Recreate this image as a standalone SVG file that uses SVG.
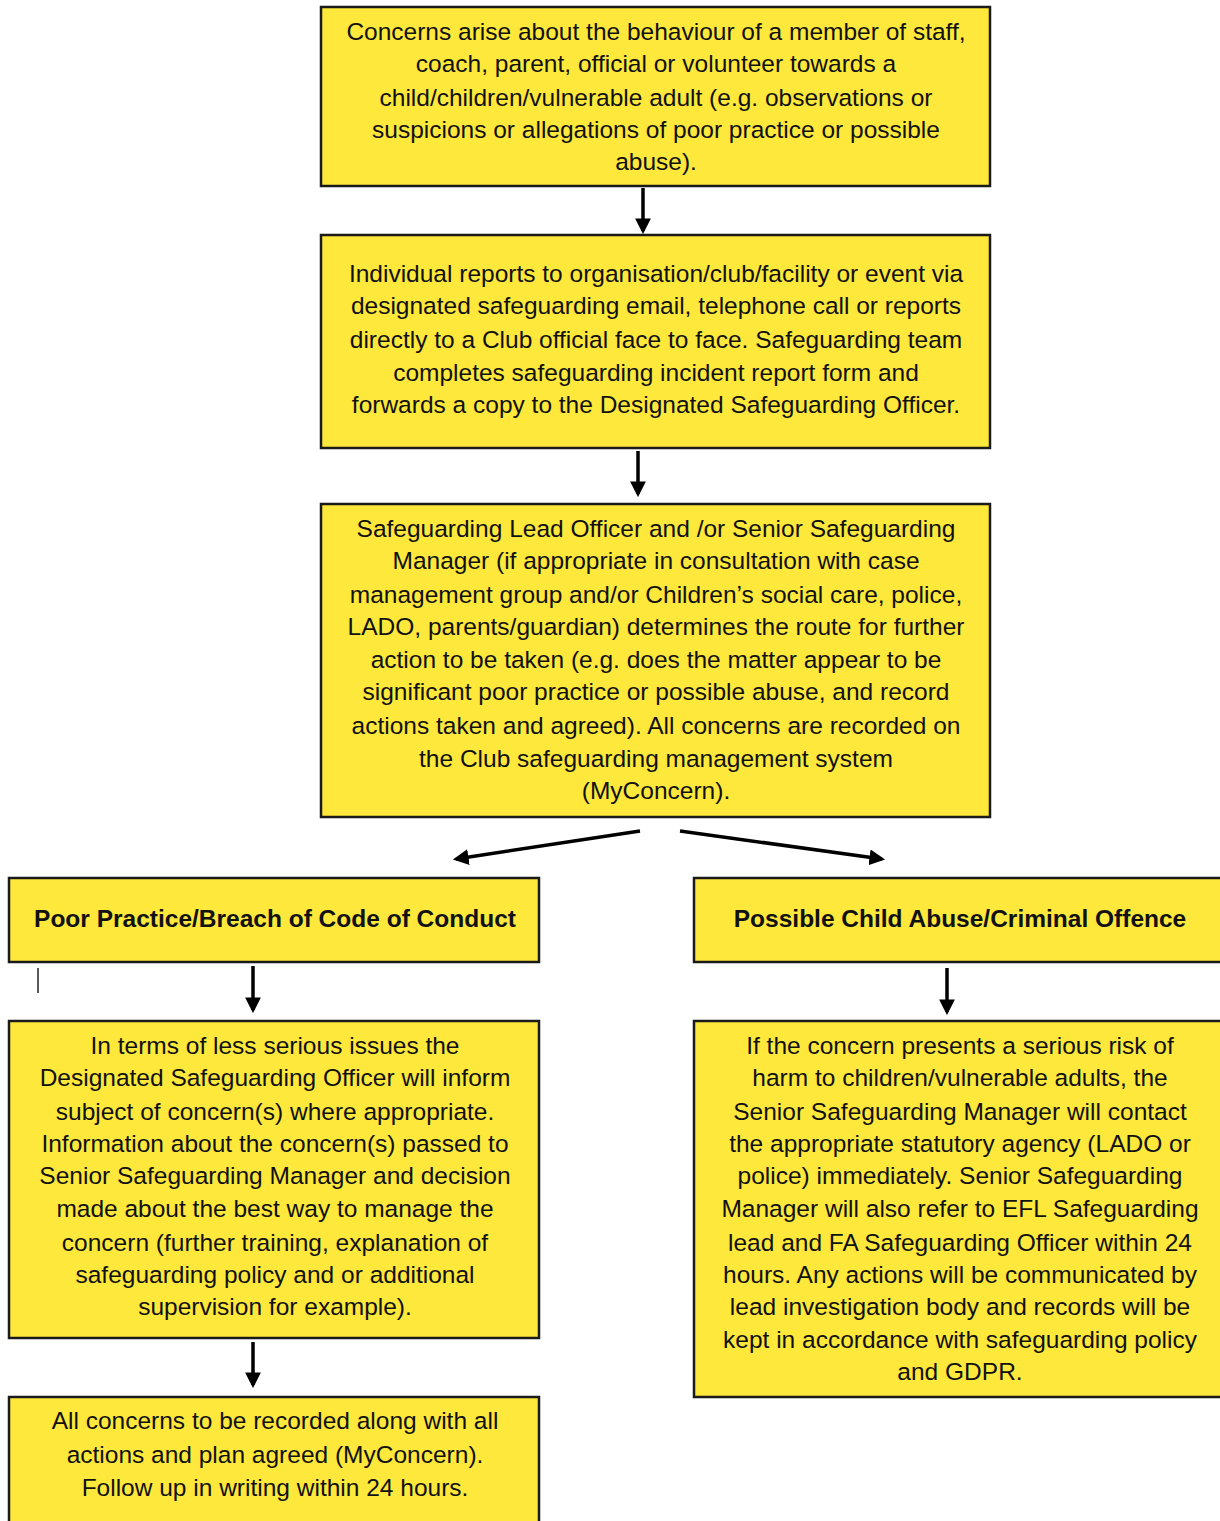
<svg xmlns="http://www.w3.org/2000/svg" width="1220" height="1521" viewBox="0 0 1220 1521">
<defs>
<style>
.box{fill:#FDE83B;stroke:#1a1a1a;stroke-width:2.5}
.t{font-family:"Liberation Sans",Arial,sans-serif;font-size:24.5px;fill:#111;text-anchor:middle}
.b{font-weight:bold}
.c{stroke:#000;stroke-width:3.5;fill:none}
</style>
<marker id="ah" viewBox="0 0 10 10" refX="8" refY="5" markerWidth="4.5" markerHeight="4.5" markerUnits="strokeWidth" orient="auto"><path d="M0,0 L10,5 L0,10 z" fill="#000"/></marker>
</defs>
<rect width="1220" height="1521" fill="#fff"/>
<g id="n1"><rect class="box" x="321" y="7" width="669" height="179"/>
<text class="t"><tspan x="656" y="40">Concerns arise about the behaviour of a member of staff,</tspan><tspan x="656" y="72">coach, parent, official or volunteer towards a</tspan><tspan x="656" y="106">child/children/vulnerable adult (e.g. observations or</tspan><tspan x="656" y="138">suspicions or allegations of poor practice or possible</tspan><tspan x="656" y="170">abuse).</tspan></text></g>
<g id="n2"><rect class="box" x="321" y="235" width="669" height="213"/>
<text class="t"><tspan x="656" y="282">Individual reports to organisation/club/facility or event via</tspan><tspan x="656" y="314">designated safeguarding email, telephone call or reports</tspan><tspan x="656" y="348">directly to a Club official face to face. Safeguarding team</tspan><tspan x="656" y="381">completes safeguarding incident report form and</tspan><tspan x="656" y="413">forwards a copy to the Designated Safeguarding Officer.</tspan></text></g>
<g id="n3"><rect class="box" x="321" y="504" width="669" height="313"/>
<text class="t"><tspan x="656" y="537">Safeguarding Lead Officer and /or Senior Safeguarding</tspan><tspan x="656" y="569">Manager (if appropriate in consultation with case</tspan><tspan x="656" y="603">management group and/or Children’s social care, police,</tspan><tspan x="656" y="635">LADO, parents/guardian) determines the route for further</tspan><tspan x="656" y="668">action to be taken (e.g. does the matter appear to be</tspan><tspan x="656" y="700">significant poor practice or possible abuse, and record</tspan><tspan x="656" y="734">actions taken and agreed). All concerns are recorded on</tspan><tspan x="656" y="767">the Club safeguarding management system</tspan><tspan x="656" y="799">(MyConcern).</tspan></text></g>
<g id="n4"><rect class="box" x="9" y="878" width="530" height="84"/>
<text class="t b"><tspan x="275" y="927">Poor Practice/Breach of Code of Conduct</tspan></text></g>
<g id="n5"><rect class="box" x="694" y="878" width="540" height="84"/>
<text class="t b"><tspan x="960" y="927">Possible Child Abuse/Criminal Offence</tspan></text></g>
<g id="n6"><rect class="box" x="9" y="1021" width="530" height="317"/>
<text class="t"><tspan x="275" y="1054">In terms of less serious issues the</tspan><tspan x="275" y="1086">Designated Safeguarding Officer will inform</tspan><tspan x="275" y="1120">subject of concern(s) where appropriate.</tspan><tspan x="275" y="1152">Information about the concern(s) passed to</tspan><tspan x="275" y="1184">Senior Safeguarding Manager and decision</tspan><tspan x="275" y="1217">made about the best way to manage the</tspan><tspan x="275" y="1251">concern (further training, explanation of</tspan><tspan x="275" y="1283">safeguarding policy and or additional</tspan><tspan x="275" y="1315">supervision for example).</tspan></text></g>
<g id="n7"><rect class="box" x="694" y="1021" width="540" height="376"/>
<text class="t"><tspan x="960" y="1054">If the concern presents a serious risk of</tspan><tspan x="960" y="1086">harm to children/vulnerable adults, the</tspan><tspan x="960" y="1120">Senior Safeguarding Manager will contact</tspan><tspan x="960" y="1152">the appropriate statutory agency (LADO or</tspan><tspan x="960" y="1184">police) immediately. Senior Safeguarding</tspan><tspan x="960" y="1217">Manager will also refer to EFL Safeguarding</tspan><tspan x="960" y="1251">lead and FA Safeguarding Officer within 24</tspan><tspan x="960" y="1283">hours. Any actions will be communicated by</tspan><tspan x="960" y="1315">lead investigation body and records will be</tspan><tspan x="960" y="1348">kept in accordance with safeguarding policy</tspan><tspan x="960" y="1380">and GDPR.</tspan></text></g>
<g id="n8"><rect class="box" x="9" y="1397" width="530" height="140"/>
<text class="t"><tspan x="275" y="1429">All concerns to be recorded along with all</tspan><tspan x="275" y="1463">actions and plan agreed (MyConcern).</tspan><tspan x="275" y="1496">Follow up in writing within 24 hours.</tspan></text></g>
<g id="connectors">
<line class="c" x1="643" y1="188" x2="643" y2="231" marker-end="url(#ah)"/>
<line class="c" x1="638" y1="451" x2="638" y2="494" marker-end="url(#ah)"/>
<line class="c" x1="640" y1="831" x2="456" y2="859" marker-end="url(#ah)"/>
<line class="c" x1="680" y1="831" x2="882" y2="859" marker-end="url(#ah)"/>
<line class="c" x1="253" y1="966" x2="253" y2="1010" marker-end="url(#ah)"/>
<line class="c" x1="947" y1="968" x2="947" y2="1012" marker-end="url(#ah)"/>
<line class="c" x1="253" y1="1342" x2="253" y2="1385" marker-end="url(#ah)"/>
<line x1="38" y1="968" x2="38" y2="993" stroke="#222" stroke-width="1.5"/>
</g>
</svg>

**Your instructions**.
Leave the pictures out and copy the rest of the data exactly.

**Result**.
Recreate this image as a standalone SVG file that uses SVG.
<svg xmlns="http://www.w3.org/2000/svg" width="1220" height="1521" viewBox="0 0 1220 1521">
<defs>
<style>
.box{fill:#FDE83B;stroke:#1a1a1a;stroke-width:2.5}
.t{font-family:"Liberation Sans",Arial,sans-serif;font-size:24.5px;fill:#111;text-anchor:middle}
.b{font-weight:bold}
.c{stroke:#000;stroke-width:3.5;fill:none}
</style>
<marker id="ah" viewBox="0 0 10 10" refX="8" refY="5" markerWidth="4.5" markerHeight="4.5" markerUnits="strokeWidth" orient="auto"><path d="M0,0 L10,5 L0,10 z" fill="#000"/></marker>
</defs>
<rect width="1220" height="1521" fill="#fff"/>
<g id="n1"><rect class="box" x="321" y="7" width="669" height="179"/>
<text class="t"><tspan x="656" y="40">Concerns arise about the behaviour of a member of staff,</tspan><tspan x="656" y="72">coach, parent, official or volunteer towards a</tspan><tspan x="656" y="106">child/children/vulnerable adult (e.g. observations or</tspan><tspan x="656" y="138">suspicions or allegations of poor practice or possible</tspan><tspan x="656" y="170">abuse).</tspan></text></g>
<g id="n2"><rect class="box" x="321" y="235" width="669" height="213"/>
<text class="t"><tspan x="656" y="282">Individual reports to organisation/club/facility or event via</tspan><tspan x="656" y="314">designated safeguarding email, telephone call or reports</tspan><tspan x="656" y="348">directly to a Club official face to face. Safeguarding team</tspan><tspan x="656" y="381">completes safeguarding incident report form and</tspan><tspan x="656" y="413">forwards a copy to the Designated Safeguarding Officer.</tspan></text></g>
<g id="n3"><rect class="box" x="321" y="504" width="669" height="313"/>
<text class="t"><tspan x="656" y="537">Safeguarding Lead Officer and /or Senior Safeguarding</tspan><tspan x="656" y="569">Manager (if appropriate in consultation with case</tspan><tspan x="656" y="603">management group and/or Children’s social care, police,</tspan><tspan x="656" y="635">LADO, parents/guardian) determines the route for further</tspan><tspan x="656" y="668">action to be taken (e.g. does the matter appear to be</tspan><tspan x="656" y="700">significant poor practice or possible abuse, and record</tspan><tspan x="656" y="734">actions taken and agreed). All concerns are recorded on</tspan><tspan x="656" y="767">the Club safeguarding management system</tspan><tspan x="656" y="799">(MyConcern).</tspan></text></g>
<g id="n4"><rect class="box" x="9" y="878" width="530" height="84"/>
<text class="t b"><tspan x="275" y="927">Poor Practice/Breach of Code of Conduct</tspan></text></g>
<g id="n5"><rect class="box" x="694" y="878" width="540" height="84"/>
<text class="t b"><tspan x="960" y="927">Possible Child Abuse/Criminal Offence</tspan></text></g>
<g id="n6"><rect class="box" x="9" y="1021" width="530" height="317"/>
<text class="t"><tspan x="275" y="1054">In terms of less serious issues the</tspan><tspan x="275" y="1086">Designated Safeguarding Officer will inform</tspan><tspan x="275" y="1120">subject of concern(s) where appropriate.</tspan><tspan x="275" y="1152">Information about the concern(s) passed to</tspan><tspan x="275" y="1184">Senior Safeguarding Manager and decision</tspan><tspan x="275" y="1217">made about the best way to manage the</tspan><tspan x="275" y="1251">concern (further training, explanation of</tspan><tspan x="275" y="1283">safeguarding policy and or additional</tspan><tspan x="275" y="1315">supervision for example).</tspan></text></g>
<g id="n7"><rect class="box" x="694" y="1021" width="540" height="376"/>
<text class="t"><tspan x="960" y="1054">If the concern presents a serious risk of</tspan><tspan x="960" y="1086">harm to children/vulnerable adults, the</tspan><tspan x="960" y="1120">Senior Safeguarding Manager will contact</tspan><tspan x="960" y="1152">the appropriate statutory agency (LADO or</tspan><tspan x="960" y="1184">police) immediately. Senior Safeguarding</tspan><tspan x="960" y="1217">Manager will also refer to EFL Safeguarding</tspan><tspan x="960" y="1251">lead and FA Safeguarding Officer within 24</tspan><tspan x="960" y="1283">hours. Any actions will be communicated by</tspan><tspan x="960" y="1315">lead investigation body and records will be</tspan><tspan x="960" y="1348">kept in accordance with safeguarding policy</tspan><tspan x="960" y="1380">and GDPR.</tspan></text></g>
<g id="n8"><rect class="box" x="9" y="1397" width="530" height="140"/>
<text class="t"><tspan x="275" y="1429">All concerns to be recorded along with all</tspan><tspan x="275" y="1463">actions and plan agreed (MyConcern).</tspan><tspan x="275" y="1496">Follow up in writing within 24 hours.</tspan></text></g>
<g id="connectors">
<line class="c" x1="643" y1="188" x2="643" y2="231" marker-end="url(#ah)"/>
<line class="c" x1="638" y1="451" x2="638" y2="494" marker-end="url(#ah)"/>
<line class="c" x1="640" y1="831" x2="456" y2="859" marker-end="url(#ah)"/>
<line class="c" x1="680" y1="831" x2="882" y2="859" marker-end="url(#ah)"/>
<line class="c" x1="253" y1="966" x2="253" y2="1010" marker-end="url(#ah)"/>
<line class="c" x1="947" y1="968" x2="947" y2="1012" marker-end="url(#ah)"/>
<line class="c" x1="253" y1="1342" x2="253" y2="1385" marker-end="url(#ah)"/>
<line x1="38" y1="968" x2="38" y2="993" stroke="#222" stroke-width="1.5"/>
</g>
</svg>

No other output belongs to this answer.